## Short problem:
Everything in the listing except the pictures should be written out exactly.
===
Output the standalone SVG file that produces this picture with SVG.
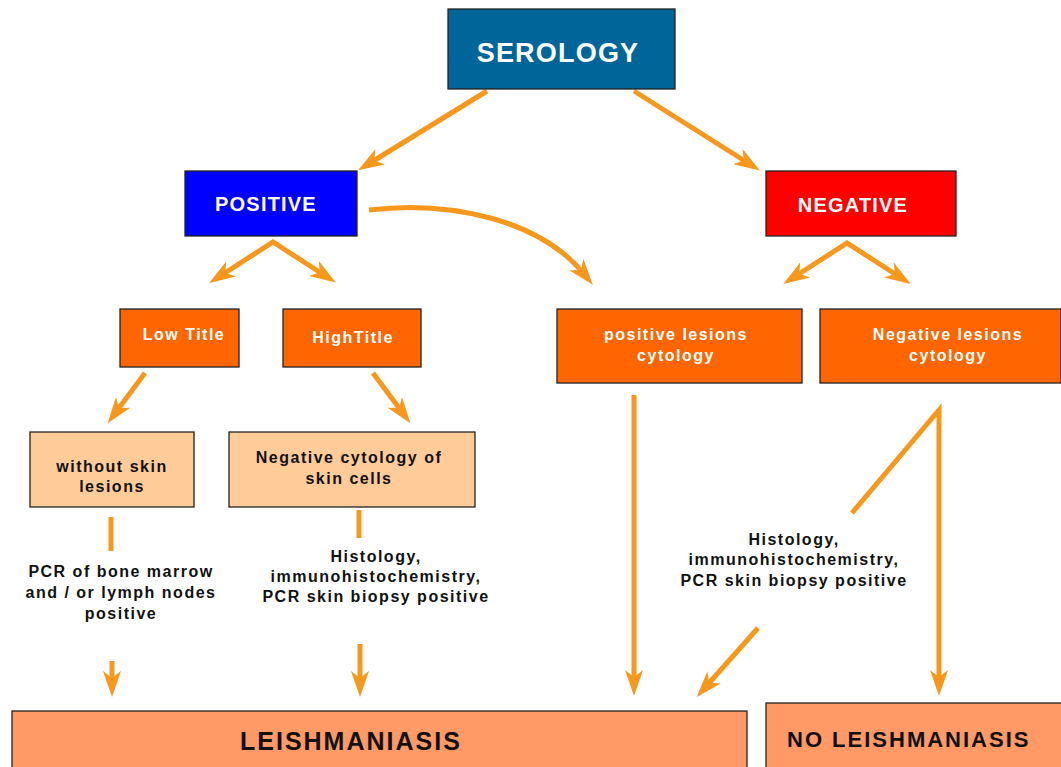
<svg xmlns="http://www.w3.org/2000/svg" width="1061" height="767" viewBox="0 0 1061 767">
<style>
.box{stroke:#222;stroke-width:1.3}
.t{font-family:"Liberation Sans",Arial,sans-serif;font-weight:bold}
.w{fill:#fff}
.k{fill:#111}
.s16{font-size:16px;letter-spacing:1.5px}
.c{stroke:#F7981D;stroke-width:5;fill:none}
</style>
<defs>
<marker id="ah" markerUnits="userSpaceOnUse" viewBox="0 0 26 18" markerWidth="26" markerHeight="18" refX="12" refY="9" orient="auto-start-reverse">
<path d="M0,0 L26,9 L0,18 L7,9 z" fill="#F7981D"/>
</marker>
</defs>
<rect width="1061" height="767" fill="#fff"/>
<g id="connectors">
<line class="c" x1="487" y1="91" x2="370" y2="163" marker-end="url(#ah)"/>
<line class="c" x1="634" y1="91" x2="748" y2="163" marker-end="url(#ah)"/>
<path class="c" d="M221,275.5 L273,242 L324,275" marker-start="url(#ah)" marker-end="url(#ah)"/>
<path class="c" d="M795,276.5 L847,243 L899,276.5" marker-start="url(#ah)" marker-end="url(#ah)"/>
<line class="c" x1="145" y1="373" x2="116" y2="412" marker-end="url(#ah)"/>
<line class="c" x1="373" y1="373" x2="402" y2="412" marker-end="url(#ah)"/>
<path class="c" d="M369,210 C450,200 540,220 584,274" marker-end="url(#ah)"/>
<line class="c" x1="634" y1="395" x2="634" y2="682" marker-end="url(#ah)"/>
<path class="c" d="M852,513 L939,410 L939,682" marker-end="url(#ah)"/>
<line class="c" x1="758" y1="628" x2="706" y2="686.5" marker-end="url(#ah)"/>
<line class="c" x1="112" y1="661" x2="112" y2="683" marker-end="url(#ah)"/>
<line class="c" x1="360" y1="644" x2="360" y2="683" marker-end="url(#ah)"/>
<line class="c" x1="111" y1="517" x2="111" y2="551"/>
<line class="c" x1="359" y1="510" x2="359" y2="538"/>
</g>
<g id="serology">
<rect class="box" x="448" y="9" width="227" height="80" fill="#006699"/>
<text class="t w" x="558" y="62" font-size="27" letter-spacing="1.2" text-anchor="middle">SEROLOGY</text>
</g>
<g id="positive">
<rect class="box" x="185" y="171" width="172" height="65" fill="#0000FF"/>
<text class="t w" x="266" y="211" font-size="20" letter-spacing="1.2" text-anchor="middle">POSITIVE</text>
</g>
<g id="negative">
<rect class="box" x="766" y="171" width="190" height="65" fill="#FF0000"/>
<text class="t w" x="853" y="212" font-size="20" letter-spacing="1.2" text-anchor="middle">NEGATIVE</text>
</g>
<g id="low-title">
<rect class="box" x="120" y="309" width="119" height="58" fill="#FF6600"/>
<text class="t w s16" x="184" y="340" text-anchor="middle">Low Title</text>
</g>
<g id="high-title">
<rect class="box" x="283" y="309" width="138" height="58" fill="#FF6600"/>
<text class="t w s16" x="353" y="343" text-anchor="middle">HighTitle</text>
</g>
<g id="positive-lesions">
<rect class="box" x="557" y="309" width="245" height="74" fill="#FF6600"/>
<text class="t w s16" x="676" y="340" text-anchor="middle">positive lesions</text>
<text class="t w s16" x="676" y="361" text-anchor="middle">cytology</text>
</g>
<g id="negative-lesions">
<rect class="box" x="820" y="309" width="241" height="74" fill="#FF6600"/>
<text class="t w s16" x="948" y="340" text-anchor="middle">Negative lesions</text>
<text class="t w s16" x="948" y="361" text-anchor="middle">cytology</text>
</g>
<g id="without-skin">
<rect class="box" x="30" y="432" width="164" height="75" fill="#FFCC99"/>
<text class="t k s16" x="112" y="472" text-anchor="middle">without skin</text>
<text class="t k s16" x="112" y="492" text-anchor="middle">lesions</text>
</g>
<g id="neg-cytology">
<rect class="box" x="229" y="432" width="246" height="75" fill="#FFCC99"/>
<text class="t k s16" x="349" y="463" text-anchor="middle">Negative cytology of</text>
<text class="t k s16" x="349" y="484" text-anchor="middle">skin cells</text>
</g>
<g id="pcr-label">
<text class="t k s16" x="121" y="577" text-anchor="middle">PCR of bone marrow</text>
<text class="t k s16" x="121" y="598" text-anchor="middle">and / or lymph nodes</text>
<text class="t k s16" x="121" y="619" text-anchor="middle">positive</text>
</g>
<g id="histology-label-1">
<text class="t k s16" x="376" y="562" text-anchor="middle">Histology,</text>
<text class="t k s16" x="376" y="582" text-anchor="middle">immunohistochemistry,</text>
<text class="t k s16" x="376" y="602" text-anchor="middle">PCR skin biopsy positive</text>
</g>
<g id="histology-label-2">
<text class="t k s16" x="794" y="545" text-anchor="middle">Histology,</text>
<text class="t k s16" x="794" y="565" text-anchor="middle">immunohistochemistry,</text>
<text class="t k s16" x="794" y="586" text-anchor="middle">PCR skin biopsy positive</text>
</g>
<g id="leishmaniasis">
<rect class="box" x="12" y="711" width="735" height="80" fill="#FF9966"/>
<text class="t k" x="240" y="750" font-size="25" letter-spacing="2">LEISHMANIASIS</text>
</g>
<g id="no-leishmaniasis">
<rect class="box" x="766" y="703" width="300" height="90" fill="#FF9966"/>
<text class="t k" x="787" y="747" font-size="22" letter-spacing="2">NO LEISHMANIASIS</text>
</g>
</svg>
===
## Response:
Output the standalone SVG file that produces this picture with SVG.
<svg xmlns="http://www.w3.org/2000/svg" width="1061" height="767" viewBox="0 0 1061 767">
<style>
.box{stroke:#222;stroke-width:1.3}
.t{font-family:"Liberation Sans",Arial,sans-serif;font-weight:bold}
.w{fill:#fff}
.k{fill:#111}
.s16{font-size:16px;letter-spacing:1.5px}
.c{stroke:#F7981D;stroke-width:5;fill:none}
</style>
<defs>
<marker id="ah" markerUnits="userSpaceOnUse" viewBox="0 0 26 18" markerWidth="26" markerHeight="18" refX="12" refY="9" orient="auto-start-reverse">
<path d="M0,0 L26,9 L0,18 L7,9 z" fill="#F7981D"/>
</marker>
</defs>
<rect width="1061" height="767" fill="#fff"/>
<g id="connectors">
<line class="c" x1="487" y1="91" x2="370" y2="163" marker-end="url(#ah)"/>
<line class="c" x1="634" y1="91" x2="748" y2="163" marker-end="url(#ah)"/>
<path class="c" d="M221,275.5 L273,242 L324,275" marker-start="url(#ah)" marker-end="url(#ah)"/>
<path class="c" d="M795,276.5 L847,243 L899,276.5" marker-start="url(#ah)" marker-end="url(#ah)"/>
<line class="c" x1="145" y1="373" x2="116" y2="412" marker-end="url(#ah)"/>
<line class="c" x1="373" y1="373" x2="402" y2="412" marker-end="url(#ah)"/>
<path class="c" d="M369,210 C450,200 540,220 584,274" marker-end="url(#ah)"/>
<line class="c" x1="634" y1="395" x2="634" y2="682" marker-end="url(#ah)"/>
<path class="c" d="M852,513 L939,410 L939,682" marker-end="url(#ah)"/>
<line class="c" x1="758" y1="628" x2="706" y2="686.5" marker-end="url(#ah)"/>
<line class="c" x1="112" y1="661" x2="112" y2="683" marker-end="url(#ah)"/>
<line class="c" x1="360" y1="644" x2="360" y2="683" marker-end="url(#ah)"/>
<line class="c" x1="111" y1="517" x2="111" y2="551"/>
<line class="c" x1="359" y1="510" x2="359" y2="538"/>
</g>
<g id="serology">
<rect class="box" x="448" y="9" width="227" height="80" fill="#006699"/>
<text class="t w" x="558" y="62" font-size="27" letter-spacing="1.2" text-anchor="middle">SEROLOGY</text>
</g>
<g id="positive">
<rect class="box" x="185" y="171" width="172" height="65" fill="#0000FF"/>
<text class="t w" x="266" y="211" font-size="20" letter-spacing="1.2" text-anchor="middle">POSITIVE</text>
</g>
<g id="negative">
<rect class="box" x="766" y="171" width="190" height="65" fill="#FF0000"/>
<text class="t w" x="853" y="212" font-size="20" letter-spacing="1.2" text-anchor="middle">NEGATIVE</text>
</g>
<g id="low-title">
<rect class="box" x="120" y="309" width="119" height="58" fill="#FF6600"/>
<text class="t w s16" x="184" y="340" text-anchor="middle">Low Title</text>
</g>
<g id="high-title">
<rect class="box" x="283" y="309" width="138" height="58" fill="#FF6600"/>
<text class="t w s16" x="353" y="343" text-anchor="middle">HighTitle</text>
</g>
<g id="positive-lesions">
<rect class="box" x="557" y="309" width="245" height="74" fill="#FF6600"/>
<text class="t w s16" x="676" y="340" text-anchor="middle">positive lesions</text>
<text class="t w s16" x="676" y="361" text-anchor="middle">cytology</text>
</g>
<g id="negative-lesions">
<rect class="box" x="820" y="309" width="241" height="74" fill="#FF6600"/>
<text class="t w s16" x="948" y="340" text-anchor="middle">Negative lesions</text>
<text class="t w s16" x="948" y="361" text-anchor="middle">cytology</text>
</g>
<g id="without-skin">
<rect class="box" x="30" y="432" width="164" height="75" fill="#FFCC99"/>
<text class="t k s16" x="112" y="472" text-anchor="middle">without skin</text>
<text class="t k s16" x="112" y="492" text-anchor="middle">lesions</text>
</g>
<g id="neg-cytology">
<rect class="box" x="229" y="432" width="246" height="75" fill="#FFCC99"/>
<text class="t k s16" x="349" y="463" text-anchor="middle">Negative cytology of</text>
<text class="t k s16" x="349" y="484" text-anchor="middle">skin cells</text>
</g>
<g id="pcr-label">
<text class="t k s16" x="121" y="577" text-anchor="middle">PCR of bone marrow</text>
<text class="t k s16" x="121" y="598" text-anchor="middle">and / or lymph nodes</text>
<text class="t k s16" x="121" y="619" text-anchor="middle">positive</text>
</g>
<g id="histology-label-1">
<text class="t k s16" x="376" y="562" text-anchor="middle">Histology,</text>
<text class="t k s16" x="376" y="582" text-anchor="middle">immunohistochemistry,</text>
<text class="t k s16" x="376" y="602" text-anchor="middle">PCR skin biopsy positive</text>
</g>
<g id="histology-label-2">
<text class="t k s16" x="794" y="545" text-anchor="middle">Histology,</text>
<text class="t k s16" x="794" y="565" text-anchor="middle">immunohistochemistry,</text>
<text class="t k s16" x="794" y="586" text-anchor="middle">PCR skin biopsy positive</text>
</g>
<g id="leishmaniasis">
<rect class="box" x="12" y="711" width="735" height="80" fill="#FF9966"/>
<text class="t k" x="240" y="750" font-size="25" letter-spacing="2">LEISHMANIASIS</text>
</g>
<g id="no-leishmaniasis">
<rect class="box" x="766" y="703" width="300" height="90" fill="#FF9966"/>
<text class="t k" x="787" y="747" font-size="22" letter-spacing="2">NO LEISHMANIASIS</text>
</g>
</svg>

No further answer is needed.